* START *

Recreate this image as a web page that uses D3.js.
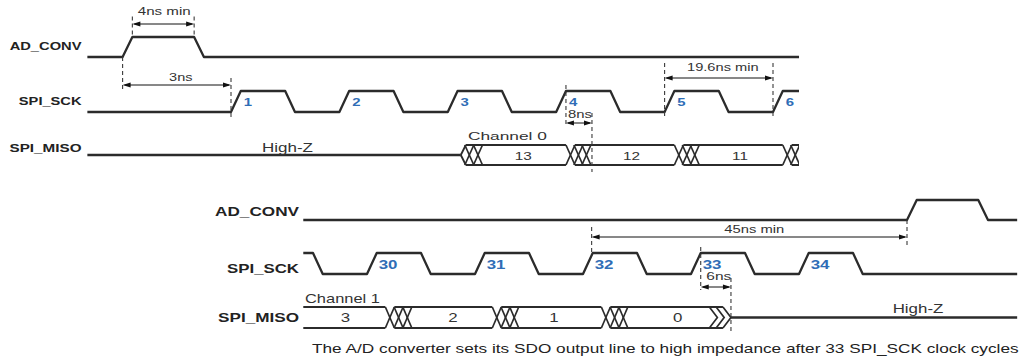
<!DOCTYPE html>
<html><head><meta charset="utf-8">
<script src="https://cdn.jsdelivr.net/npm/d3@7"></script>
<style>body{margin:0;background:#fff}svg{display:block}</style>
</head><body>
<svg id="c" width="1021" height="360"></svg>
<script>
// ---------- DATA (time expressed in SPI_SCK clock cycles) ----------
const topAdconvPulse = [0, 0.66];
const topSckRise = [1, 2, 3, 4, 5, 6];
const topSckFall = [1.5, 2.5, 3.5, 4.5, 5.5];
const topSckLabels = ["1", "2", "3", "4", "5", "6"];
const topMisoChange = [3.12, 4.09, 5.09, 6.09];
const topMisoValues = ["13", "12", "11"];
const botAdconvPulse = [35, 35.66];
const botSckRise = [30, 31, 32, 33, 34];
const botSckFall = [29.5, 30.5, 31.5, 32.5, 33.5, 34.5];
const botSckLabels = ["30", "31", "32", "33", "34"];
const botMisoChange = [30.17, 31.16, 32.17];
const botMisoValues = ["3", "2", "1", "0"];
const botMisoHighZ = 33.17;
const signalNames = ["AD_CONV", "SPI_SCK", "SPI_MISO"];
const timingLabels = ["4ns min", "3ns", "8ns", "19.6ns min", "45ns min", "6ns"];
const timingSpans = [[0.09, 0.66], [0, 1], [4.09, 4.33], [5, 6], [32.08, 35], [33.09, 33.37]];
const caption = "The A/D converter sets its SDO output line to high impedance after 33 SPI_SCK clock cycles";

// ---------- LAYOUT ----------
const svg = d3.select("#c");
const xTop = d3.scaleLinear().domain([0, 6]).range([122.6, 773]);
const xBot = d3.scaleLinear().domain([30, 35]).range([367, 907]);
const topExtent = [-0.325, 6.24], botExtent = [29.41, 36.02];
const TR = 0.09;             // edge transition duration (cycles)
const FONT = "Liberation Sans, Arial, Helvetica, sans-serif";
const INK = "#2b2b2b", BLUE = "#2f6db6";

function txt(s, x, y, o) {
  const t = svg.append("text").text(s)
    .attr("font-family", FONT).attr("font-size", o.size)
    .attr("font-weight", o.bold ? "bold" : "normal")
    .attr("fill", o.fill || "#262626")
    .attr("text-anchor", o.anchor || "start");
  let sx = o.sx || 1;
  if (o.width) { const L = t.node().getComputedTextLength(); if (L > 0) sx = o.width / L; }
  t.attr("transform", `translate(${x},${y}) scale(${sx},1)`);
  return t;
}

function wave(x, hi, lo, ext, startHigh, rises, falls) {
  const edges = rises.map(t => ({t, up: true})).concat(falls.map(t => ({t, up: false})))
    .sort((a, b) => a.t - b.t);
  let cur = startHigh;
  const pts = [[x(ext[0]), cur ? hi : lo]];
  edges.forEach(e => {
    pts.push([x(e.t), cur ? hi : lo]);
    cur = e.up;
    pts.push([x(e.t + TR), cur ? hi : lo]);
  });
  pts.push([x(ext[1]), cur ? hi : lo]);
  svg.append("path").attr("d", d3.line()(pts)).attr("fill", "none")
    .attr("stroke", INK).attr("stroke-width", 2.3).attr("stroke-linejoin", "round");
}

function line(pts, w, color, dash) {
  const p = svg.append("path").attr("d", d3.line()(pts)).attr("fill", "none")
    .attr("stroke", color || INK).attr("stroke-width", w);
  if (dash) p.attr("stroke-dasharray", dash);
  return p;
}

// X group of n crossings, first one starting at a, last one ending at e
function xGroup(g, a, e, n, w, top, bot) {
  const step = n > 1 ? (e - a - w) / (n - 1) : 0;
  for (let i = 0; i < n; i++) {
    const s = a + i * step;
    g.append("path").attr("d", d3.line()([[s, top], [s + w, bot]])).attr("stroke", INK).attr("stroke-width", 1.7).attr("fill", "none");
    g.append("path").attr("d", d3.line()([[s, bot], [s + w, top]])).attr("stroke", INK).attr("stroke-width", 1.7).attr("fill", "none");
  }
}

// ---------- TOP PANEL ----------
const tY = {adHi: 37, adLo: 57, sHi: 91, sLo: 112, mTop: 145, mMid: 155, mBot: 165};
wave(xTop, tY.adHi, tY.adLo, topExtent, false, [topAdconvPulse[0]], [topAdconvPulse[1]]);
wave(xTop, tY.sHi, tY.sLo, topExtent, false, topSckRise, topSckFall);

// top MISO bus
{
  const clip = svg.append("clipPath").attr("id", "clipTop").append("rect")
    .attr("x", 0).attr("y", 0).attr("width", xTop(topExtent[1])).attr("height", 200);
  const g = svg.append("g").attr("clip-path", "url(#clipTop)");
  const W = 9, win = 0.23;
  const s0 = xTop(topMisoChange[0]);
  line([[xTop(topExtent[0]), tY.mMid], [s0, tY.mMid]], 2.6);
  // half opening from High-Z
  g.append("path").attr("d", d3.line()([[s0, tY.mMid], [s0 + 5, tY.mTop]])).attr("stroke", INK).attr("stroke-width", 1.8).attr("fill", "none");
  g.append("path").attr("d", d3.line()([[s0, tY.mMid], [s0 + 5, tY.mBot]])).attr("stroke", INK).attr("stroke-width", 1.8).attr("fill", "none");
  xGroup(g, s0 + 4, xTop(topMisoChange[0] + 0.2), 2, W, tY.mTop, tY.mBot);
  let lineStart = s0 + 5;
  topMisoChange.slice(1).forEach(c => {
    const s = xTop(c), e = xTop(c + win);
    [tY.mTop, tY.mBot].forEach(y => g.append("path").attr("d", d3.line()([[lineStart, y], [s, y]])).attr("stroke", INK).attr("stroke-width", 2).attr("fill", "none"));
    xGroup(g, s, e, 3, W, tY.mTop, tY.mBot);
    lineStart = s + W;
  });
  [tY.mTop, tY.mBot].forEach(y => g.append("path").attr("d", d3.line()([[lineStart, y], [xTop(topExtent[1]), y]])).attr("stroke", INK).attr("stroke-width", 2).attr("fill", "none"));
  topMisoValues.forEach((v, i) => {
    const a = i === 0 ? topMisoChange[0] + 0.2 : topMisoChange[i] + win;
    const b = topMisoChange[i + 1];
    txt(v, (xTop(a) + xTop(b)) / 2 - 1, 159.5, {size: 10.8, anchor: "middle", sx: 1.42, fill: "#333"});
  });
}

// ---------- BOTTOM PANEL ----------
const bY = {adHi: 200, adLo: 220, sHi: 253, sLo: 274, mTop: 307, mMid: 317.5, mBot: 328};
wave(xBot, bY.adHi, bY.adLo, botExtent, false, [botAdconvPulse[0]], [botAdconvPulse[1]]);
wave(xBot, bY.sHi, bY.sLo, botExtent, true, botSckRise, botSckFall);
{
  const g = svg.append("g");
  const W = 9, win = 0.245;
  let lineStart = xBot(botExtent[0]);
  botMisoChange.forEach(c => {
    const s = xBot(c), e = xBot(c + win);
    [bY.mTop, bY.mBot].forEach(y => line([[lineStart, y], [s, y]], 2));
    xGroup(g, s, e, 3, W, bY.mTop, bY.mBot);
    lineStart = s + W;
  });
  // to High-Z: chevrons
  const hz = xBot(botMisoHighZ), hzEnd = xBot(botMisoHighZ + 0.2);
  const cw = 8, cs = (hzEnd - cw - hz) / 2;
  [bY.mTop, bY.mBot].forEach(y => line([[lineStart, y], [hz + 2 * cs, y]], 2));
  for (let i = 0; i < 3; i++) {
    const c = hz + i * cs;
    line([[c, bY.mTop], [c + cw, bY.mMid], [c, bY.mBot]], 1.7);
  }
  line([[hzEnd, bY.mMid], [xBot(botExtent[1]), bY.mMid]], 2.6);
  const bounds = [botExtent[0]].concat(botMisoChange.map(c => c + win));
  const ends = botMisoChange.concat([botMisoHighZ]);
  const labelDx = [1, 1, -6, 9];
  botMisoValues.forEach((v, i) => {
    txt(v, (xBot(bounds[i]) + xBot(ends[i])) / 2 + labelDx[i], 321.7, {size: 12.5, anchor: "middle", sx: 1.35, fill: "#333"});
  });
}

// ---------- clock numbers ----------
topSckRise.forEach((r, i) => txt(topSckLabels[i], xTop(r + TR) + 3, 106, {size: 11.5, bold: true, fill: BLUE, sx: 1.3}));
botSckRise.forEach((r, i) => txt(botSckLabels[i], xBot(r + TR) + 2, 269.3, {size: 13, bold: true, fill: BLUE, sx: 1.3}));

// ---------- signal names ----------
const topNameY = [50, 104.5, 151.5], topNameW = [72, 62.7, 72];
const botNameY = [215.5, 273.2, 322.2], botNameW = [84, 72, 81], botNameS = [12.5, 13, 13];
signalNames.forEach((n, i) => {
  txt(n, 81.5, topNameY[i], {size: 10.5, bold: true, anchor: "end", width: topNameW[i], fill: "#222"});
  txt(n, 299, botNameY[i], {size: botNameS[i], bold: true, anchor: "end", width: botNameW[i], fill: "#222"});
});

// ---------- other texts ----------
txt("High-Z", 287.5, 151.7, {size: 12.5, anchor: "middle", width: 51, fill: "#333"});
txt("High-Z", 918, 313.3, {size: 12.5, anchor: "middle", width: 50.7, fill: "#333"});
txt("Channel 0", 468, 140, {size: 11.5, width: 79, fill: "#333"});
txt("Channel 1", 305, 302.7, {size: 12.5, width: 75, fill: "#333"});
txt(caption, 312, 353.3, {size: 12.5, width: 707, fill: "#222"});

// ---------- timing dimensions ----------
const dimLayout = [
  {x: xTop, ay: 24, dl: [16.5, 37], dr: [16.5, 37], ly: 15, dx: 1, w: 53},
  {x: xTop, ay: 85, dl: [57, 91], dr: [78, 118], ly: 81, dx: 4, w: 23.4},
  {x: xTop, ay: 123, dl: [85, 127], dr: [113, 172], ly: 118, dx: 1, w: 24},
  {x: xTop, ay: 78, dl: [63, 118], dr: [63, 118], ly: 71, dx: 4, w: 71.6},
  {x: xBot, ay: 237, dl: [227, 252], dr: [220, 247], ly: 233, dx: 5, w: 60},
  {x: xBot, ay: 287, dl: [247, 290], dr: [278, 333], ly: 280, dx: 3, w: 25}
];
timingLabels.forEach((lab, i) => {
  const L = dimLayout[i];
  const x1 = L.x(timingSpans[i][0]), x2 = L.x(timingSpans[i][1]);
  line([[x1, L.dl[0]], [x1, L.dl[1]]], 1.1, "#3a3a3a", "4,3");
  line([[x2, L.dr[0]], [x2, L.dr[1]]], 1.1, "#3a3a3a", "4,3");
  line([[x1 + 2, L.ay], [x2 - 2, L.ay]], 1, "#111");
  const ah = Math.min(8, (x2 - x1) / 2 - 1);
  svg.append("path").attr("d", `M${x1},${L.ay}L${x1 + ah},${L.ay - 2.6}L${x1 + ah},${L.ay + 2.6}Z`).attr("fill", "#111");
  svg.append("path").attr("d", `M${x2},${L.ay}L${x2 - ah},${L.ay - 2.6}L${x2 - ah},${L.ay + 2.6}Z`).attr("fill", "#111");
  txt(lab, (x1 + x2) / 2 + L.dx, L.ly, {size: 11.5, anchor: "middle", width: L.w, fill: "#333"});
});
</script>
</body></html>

* END *

[Task statement]
Print the data above verbatim from the first line through the line holding "A/D converter sets", leaving every picture out.

[Answer below]
Recreate this image as a web page that uses D3.js.
<!DOCTYPE html>
<html><head><meta charset="utf-8">
<script src="https://cdn.jsdelivr.net/npm/d3@7"></script>
<style>body{margin:0;background:#fff}svg{display:block}</style>
</head><body>
<svg id="c" width="1021" height="360"></svg>
<script>
// ---------- DATA (time expressed in SPI_SCK clock cycles) ----------
const topAdconvPulse = [0, 0.66];
const topSckRise = [1, 2, 3, 4, 5, 6];
const topSckFall = [1.5, 2.5, 3.5, 4.5, 5.5];
const topSckLabels = ["1", "2", "3", "4", "5", "6"];
const topMisoChange = [3.12, 4.09, 5.09, 6.09];
const topMisoValues = ["13", "12", "11"];
const botAdconvPulse = [35, 35.66];
const botSckRise = [30, 31, 32, 33, 34];
const botSckFall = [29.5, 30.5, 31.5, 32.5, 33.5, 34.5];
const botSckLabels = ["30", "31", "32", "33", "34"];
const botMisoChange = [30.17, 31.16, 32.17];
const botMisoValues = ["3", "2", "1", "0"];
const botMisoHighZ = 33.17;
const signalNames = ["AD_CONV", "SPI_SCK", "SPI_MISO"];
const timingLabels = ["4ns min", "3ns", "8ns", "19.6ns min", "45ns min", "6ns"];
const timingSpans = [[0.09, 0.66], [0, 1], [4.09, 4.33], [5, 6], [32.08, 35], [33.09, 33.37]];
const caption = "The A/D converter sets its SDO output line to high impedance after 33 SPI_SCK clock cycles";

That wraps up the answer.